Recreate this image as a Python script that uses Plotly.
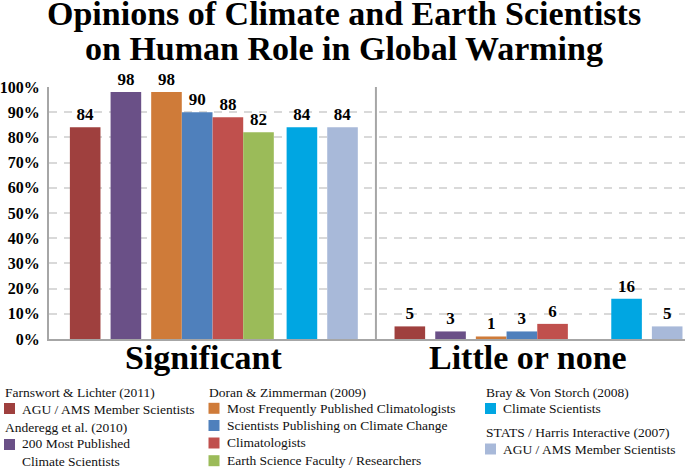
import plotly.graph_objects as go

# ---------------- data ----------------
categories = ["Significant", "Little or none"]

series_names = [
    "AGU / AMS Member Scientists",
    "200 Most Published<br>Climate Scientists",
    "Most Frequently Published Climatologists",
    "Scientists Publishing on Climate Change",
    "Climatologists",
    "Earth Science Faculty / Researchers",
    "Climate Scientists",
    "AGU / AMS Member Scientists",
]

significant = [84, 98, 98, 90, 88, 82, 84, 84]
little_or_none = [5, 3, 1, 3, 6, None, 16, 5]

studies = [
    "Farnswort & Lichter (2011)",
    "Anderegg et al. (2010)",
    "Doran & Zimmerman (2009)",
    "Bray & Von Storch (2008)",
    "STATS / Harris Interactive (2007)",
]

title_lines = ["Opinions of Climate and Earth Scientists",
               "on Human Role in Global Warming"]

# ---------------- styles / layout ----------------
colors = ["#9F403E", "#6A5087", "#CF7B39", "#4F80BC",
          "#C0504D", "#9BBB59", "#00A6E2", "#A8B9D9"]

GROUP_PX = 324.6                     # pixel distance between category centres
bar_px_offsets = [-143.7, -103.0, -62.4, -31.7, -1.0, 29.6, 73.0, 113.6]
BAR_PX_W = 30.6

SERIF = "Liberation Serif"
W, H = 687, 469
ML, MR, MT, MB = 49, 2, 87, 130
PW, PH = W - ML - MR, H - MT - MB


def px(xp):
    return (xp - ML) / PW


def py(yp):
    return (H - MB - yp) / PH


fig = go.Figure()
for i in range(len(series_names)):
    vals = [significant[i], little_or_none[i]]
    fig.add_trace(go.Bar(
        x=categories,
        y=vals,
        text=["" if v is None else str(v) for v in vals],
        texttemplate="%{text}",
        offset=bar_px_offsets[i] / GROUP_PX,
        width=BAR_PX_W / GROUP_PX,
        marker=dict(color=colors[i], line=dict(width=0)),
        textposition="outside",
        constraintext="none",
        cliponaxis=False,
        textfont=dict(family=SERIF, size=17, color="#000000", weight="bold"),
        name=series_names[i],
        showlegend=False,
        hoverinfo="skip",
    ))

annotations = []
shapes = []

# title
for k, line in enumerate(title_lines):
    annotations.append(dict(
        text=line, xref="paper", yref="paper", x=px(W / 2), y=py(13.5 + 35 * k),
        xanchor="center", yanchor="middle", showarrow=False,
        font=dict(family=SERIF, size=34, color="#000000", weight="bold"),
    ))

# category labels under the groups
for cat in categories:
    annotations.append(dict(
        text=cat, xref="x", yref="paper", x=cat, y=py(357), xshift=-10,
        xanchor="center", yanchor="middle", showarrow=False,
        font=dict(family=SERIF, size=34, color="#000000", weight="bold"),
    ))

# separator between categories
shapes.append(dict(type="line", xref="x", yref="paper", x0=0.5, x1=0.5, y0=0, y1=1,
                   line=dict(color="#A6A6A6", width=2)))

# legend (custom, three columns)
LEG_FONT = dict(family=SERIF, size=13.5, color="#111111")
headers = [  # (study index, x, y)
    (0, 4, 392.3), (1, 4, 427.7), (2, 208.3, 392.7), (3, 485, 392.3), (4, 485, 432.3),
]
items = [  # (series index, square x, square y centre, text x, text y centre)
    (0, 4.0, 408.5, 20.7, 409.0),
    (1, 4.0, 444.5, 20.7, 452.4),
    (2, 208.5, 408.3, 226.0, 408.3),
    (3, 208.5, 425.5, 226.0, 425.5),
    (4, 208.5, 443.0, 226.0, 443.0),
    (5, 208.5, 460.7, 226.0, 460.7),
    (6, 485.0, 408.5, 502.3, 408.3),
    (7, 485.0, 449.0, 502.3, 449.0),
]
for si, hx, hy in headers:
    annotations.append(dict(text=studies[si], xref="paper", yref="paper",
                            x=px(hx), y=py(hy), xanchor="left", yanchor="middle",
                            showarrow=False, font=LEG_FONT, borderpad=0))
SQ = 11
for si, sx, sy, tx, ty in items:
    shapes.append(dict(type="rect", xref="paper", yref="paper",
                       x0=px(sx), x1=px(sx + SQ), y0=py(sy + SQ / 2), y1=py(sy - SQ / 2),
                       fillcolor=colors[si], line=dict(width=0)))
    annotations.append(dict(text=series_names[si], xref="paper", yref="paper",
                            x=px(tx), y=py(ty), xanchor="left", yanchor="middle",
                            align="left", showarrow=False, font=LEG_FONT, borderpad=0))

fig.update_layout(
    width=W, height=H,
    margin=dict(l=ML, r=MR, t=MT, b=MB, autoexpand=False),
    paper_bgcolor="white", plot_bgcolor="white",
    barmode="overlay",
    showlegend=False,
    annotations=annotations,
    shapes=shapes,
    xaxis=dict(
        type="category", range=[-0.507, 1.452], automargin=False,
        showline=True, linecolor="#A6A6A6", linewidth=2,
        showgrid=False, zeroline=False, ticks="", showticklabels=False,
    ),
    yaxis=dict(
        range=[0, 100], dtick=10, ticksuffix="%", automargin=False,
        showline=True, linecolor="#A6A6A6", linewidth=2,
        showgrid=True, gridcolor="#D9D9D9", gridwidth=1.5, griddash="8px,7px",
        zeroline=False, ticks="",
        tickfont=dict(family=SERIF, size=16, color="#000000", weight="bold"),
        ticklabelstandoff=4,
    ),
)

fig.write_html(
    "out.html",
    config={"displayModeBar": False},
    post_script="document.body.style.margin='0';document.body.style.padding='0';",
)
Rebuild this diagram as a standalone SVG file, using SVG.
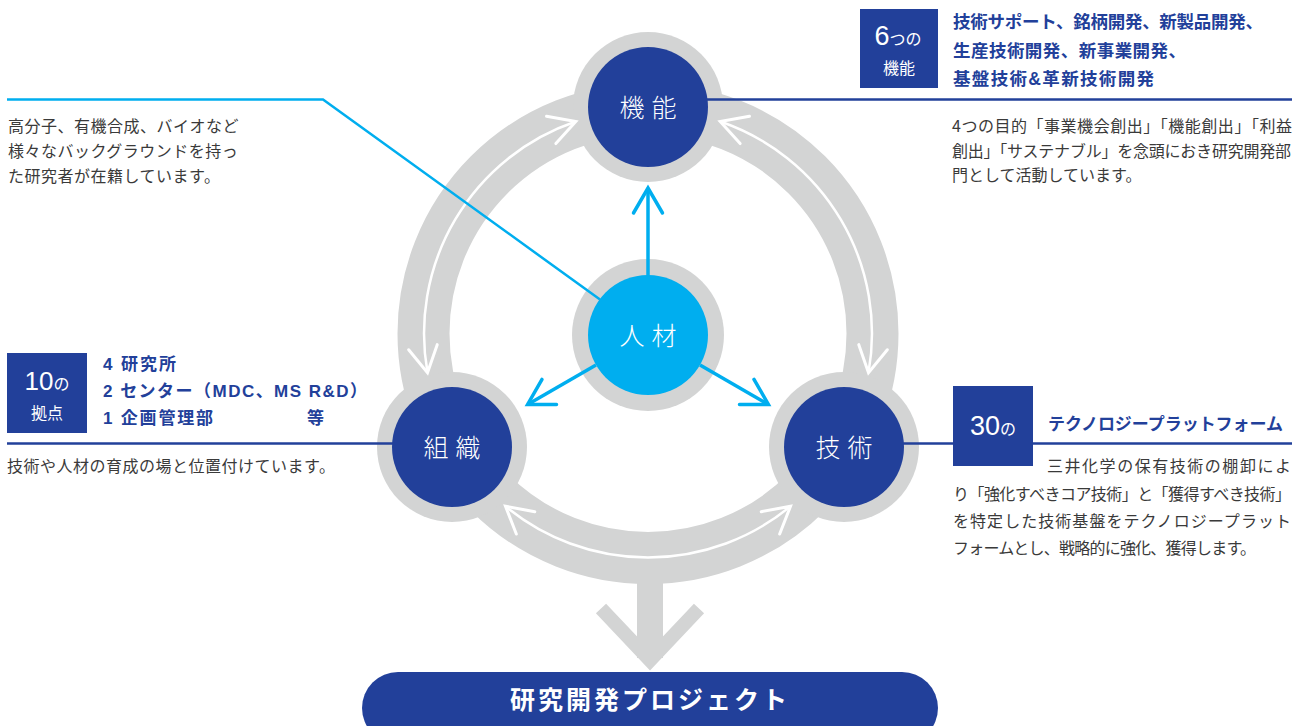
<svg xmlns="http://www.w3.org/2000/svg" width="1294" height="726" viewBox="0 0 1294 726">
<defs>
<style>
.body{font-family:"Noto Sans CJK JP","Noto Sans",sans-serif;font-size:16px;fill:#3a3a3a;}
.lsp{letter-spacing:0.5px;}
.head{font-family:"Liberation Sans","Noto Sans CJK JP",sans-serif;font-weight:700;fill:#22409a;}
.nlabel{font-family:"Noto Sans CJK JP",sans-serif;font-weight:300;font-size:25px;fill:#fff;letter-spacing:7px;text-anchor:middle;}
.badge{fill:#22409a;}
.bt{font-family:"Liberation Sans","Noto Sans CJK JP",sans-serif;fill:#fff;text-anchor:middle;}
.gray{fill:#d3d4d4;}
.navy{fill:#22409a;}
.cyan{fill:#00aeef;}
.nline{stroke:#22409a;stroke-width:2.5;fill:none;}
.cline{stroke:#00aeef;stroke-width:2.5;fill:none;}
.carrow{stroke:#00aeef;stroke-width:3.5;fill:none;marker-end:url(#cy);}
.warc{stroke:#fff;stroke-width:2.5;fill:none;marker-start:url(#wh);marker-end:url(#wh);}
</style>
<marker id="wh" markerUnits="userSpaceOnUse" orient="auto-start-reverse" overflow="visible" refX="0" refY="0" markerWidth="1" markerHeight="1">
<path d="M-26 -14.5 L0 0 L-26 14.5" fill="none" stroke="#fff" stroke-width="3" stroke-linecap="round"/>
</marker>
<marker id="cy" markerUnits="userSpaceOnUse" orient="auto" overflow="visible" refX="0" refY="0" markerWidth="1" markerHeight="1">
<path d="M-25 -14.5 L0 0 L-25 14.5" fill="none" stroke="#00aeef" stroke-width="3.5" stroke-linecap="round"/>
</marker>
</defs>

<g id="ring">
<circle cx="648" cy="333.5" r="224.5" fill="none" stroke="#d3d4d4" stroke-width="52"/>
<rect class="gray" x="637" y="570" width="26" height="88"/>
<polyline points="601,608.5 650,660.4 699,608.5" fill="none" stroke="#d3d4d4" stroke-width="14" stroke-linejoin="miter"/>
</g>

<g id="halos">
<circle class="gray" cx="648" cy="107" r="75"/>
<circle class="gray" cx="648" cy="335" r="76"/>
<circle class="gray" cx="452" cy="447" r="75"/>
<circle class="gray" cx="844" cy="447" r="75"/>
</g>

<g id="connectors">
<path class="warc" d="M427.5 372.8 A224 224 0 0 1 575.8 121.5"/>
<path class="warc" d="M868.5 372.8 A224 224 0 0 0 720.2 121.5"/>
<path class="warc" d="M790.5 506.3 A224 224 0 0 1 505.5 506.3"/>
<line class="carrow" x1="648" y1="276" x2="648" y2="188"/>
<line class="carrow" x1="596" y1="365" x2="527.6" y2="404.5"/>
<line class="carrow" x1="700" y1="365" x2="768.4" y2="404.5"/>
<polyline class="cline" points="7,99.5 323,99.5 600,299.5"/>
<line class="nline" x1="700" y1="99.5" x2="1292" y2="99.5"/>
<line class="nline" x1="7" y1="443.5" x2="400" y2="443.5"/>
<line class="nline" x1="900" y1="443.5" x2="1292" y2="443.5"/>
</g>

<g id="node-kinou">
<circle class="navy" cx="648" cy="107" r="60"/>
<text class="nlabel" x="651.5" y="116.5">機能</text>
</g>
<g id="node-jinzai">
<circle class="cyan" cx="648" cy="335" r="60"/>
<text class="nlabel" x="651.5" y="344.5">人材</text>
</g>
<g id="node-soshiki">
<circle class="navy" cx="452" cy="447" r="60"/>
<text class="nlabel" x="455.5" y="456.5">組織</text>
</g>
<g id="node-gijutsu">
<circle class="navy" cx="844" cy="447" r="60"/>
<text class="nlabel" x="847.5" y="456.5">技術</text>
</g>

<g id="node-project">
<rect class="navy" x="362" y="672" width="576" height="72" rx="36"/>
<text x="510" y="708.5" font-family="Noto Sans CJK JP, sans-serif" font-weight="700" font-size="25" fill="#fff" textLength="277" lengthAdjust="spacing">研究開発プロジェクト</text>
</g>

<g id="note-kinou">
<rect class="badge" x="860" y="9" width="78" height="79"/>
<text class="bt" x="898" y="45"><tspan font-size="27">6</tspan><tspan font-size="16" font-family="Noto Sans CJK JP, sans-serif">つの</tspan></text>
<text class="bt" x="899" y="74" font-size="16" font-family="Noto Sans CJK JP, sans-serif">機能</text>
<text class="head" font-size="17.5" x="953" y="28" textLength="310" lengthAdjust="spacing">技術サポート、銘柄開発、新製品開発、</text>
<text class="head" font-size="17.5" x="953" y="56.5" textLength="233" lengthAdjust="spacing">生産技術開発、新事業開発、</text>
<text class="head" font-size="17.5" x="953" y="85" textLength="201" lengthAdjust="spacing">基盤技術&amp;革新技術開発</text>
<text class="body" x="952" y="132" textLength="340" lengthAdjust="spacing">4つの目的「事業機会創出」「機能創出」「利益</text>
<text class="body" x="952" y="156.5" textLength="339" lengthAdjust="spacing">創出」「サステナブル」を念頭におき研究開発部</text>
<text class="body" x="952" y="181">門として活動しています。</text>
</g>

<g id="note-jinzai">
<text class="body lsp" x="8" y="132">高分子、有機合成、バイオなど</text>
<text class="body lsp" x="8" y="157">様々なバックグラウンドを持っ</text>
<text class="body lsp" x="8" y="182">た研究者が在籍しています。</text>
</g>

<g id="note-soshiki">
<rect class="badge" x="7" y="353" width="80" height="80"/>
<text class="bt" x="47" y="390"><tspan font-size="26">10</tspan><tspan font-size="16" font-family="Noto Sans CJK JP, sans-serif">の</tspan></text>
<text class="bt" x="47" y="419" font-size="16" font-family="Noto Sans CJK JP, sans-serif">拠点</text>
<text class="head" font-size="17" x="103" y="370" textLength="73" lengthAdjust="spacing">4 研究所</text>
<text class="head" font-size="17" x="103" y="396.5" textLength="264" lengthAdjust="spacing">2 センター（MDC、MS R&amp;D）</text>
<text class="head" font-size="17" x="103" y="423.5" textLength="110" lengthAdjust="spacing">1 企画管理部</text>
<text class="head" font-size="17" x="307" y="423.5">等</text>
<text class="body lsp" x="7" y="472">技術や人材の育成の場と位置付けています。</text>
</g>

<g id="note-gijutsu">
<rect class="badge" x="953" y="386" width="80" height="80"/>
<text class="bt" x="993" y="435"><tspan font-size="27">30</tspan><tspan font-size="16" font-family="Noto Sans CJK JP, sans-serif">の</tspan></text>
<text class="head" font-size="17" x="1048" y="430" textLength="235" lengthAdjust="spacing">テクノロジープラットフォーム</text>
<text class="body" x="1047" y="472" textLength="244" lengthAdjust="spacing">三井化学の保有技術の棚卸によ</text>
<text class="body" x="953" y="499.5" textLength="338" lengthAdjust="spacing">り「強化すべきコア技術」と「獲得すべき技術」</text>
<text class="body" x="953" y="526.5" textLength="338" lengthAdjust="spacing">を特定した技術基盤をテクノロジープラット</text>
<text class="body" x="953" y="553.5" textLength="303" lengthAdjust="spacing">フォームとし、戦略的に強化、獲得します。</text>
</g>
</svg>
════════════════
GOAL:
Begin at the top of the records above and retype each line exactly until the line containing "return (H - MB - yp) / PH", which is included. Skip all pictures.

PROBLEM SOLUTION:
Recreate this image as a Python script that uses Plotly.
import plotly.graph_objects as go

# ---------------- data ----------------
categories = ["Significant", "Little or none"]

series_names = [
    "AGU / AMS Member Scientists",
    "200 Most Published<br>Climate Scientists",
    "Most Frequently Published Climatologists",
    "Scientists Publishing on Climate Change",
    "Climatologists",
    "Earth Science Faculty / Researchers",
    "Climate Scientists",
    "AGU / AMS Member Scientists",
]

significant = [84, 98, 98, 90, 88, 82, 84, 84]
little_or_none = [5, 3, 1, 3, 6, None, 16, 5]

studies = [
    "Farnswort & Lichter (2011)",
    "Anderegg et al. (2010)",
    "Doran & Zimmerman (2009)",
    "Bray & Von Storch (2008)",
    "STATS / Harris Interactive (2007)",
]

title_lines = ["Opinions of Climate and Earth Scientists",
               "on Human Role in Global Warming"]

# ---------------- styles / layout ----------------
colors = ["#9F403E", "#6A5087", "#CF7B39", "#4F80BC",
          "#C0504D", "#9BBB59", "#00A6E2", "#A8B9D9"]

GROUP_PX = 324.6                     # pixel distance between category centres
bar_px_offsets = [-143.7, -103.0, -62.4, -31.7, -1.0, 29.6, 73.0, 113.6]
BAR_PX_W = 30.6

SERIF = "Liberation Serif"
W, H = 687, 469
ML, MR, MT, MB = 49, 2, 87, 130
PW, PH = W - ML - MR, H - MT - MB


def px(xp):
    return (xp - ML) / PW


def py(yp):
    return (H - MB - yp) / PH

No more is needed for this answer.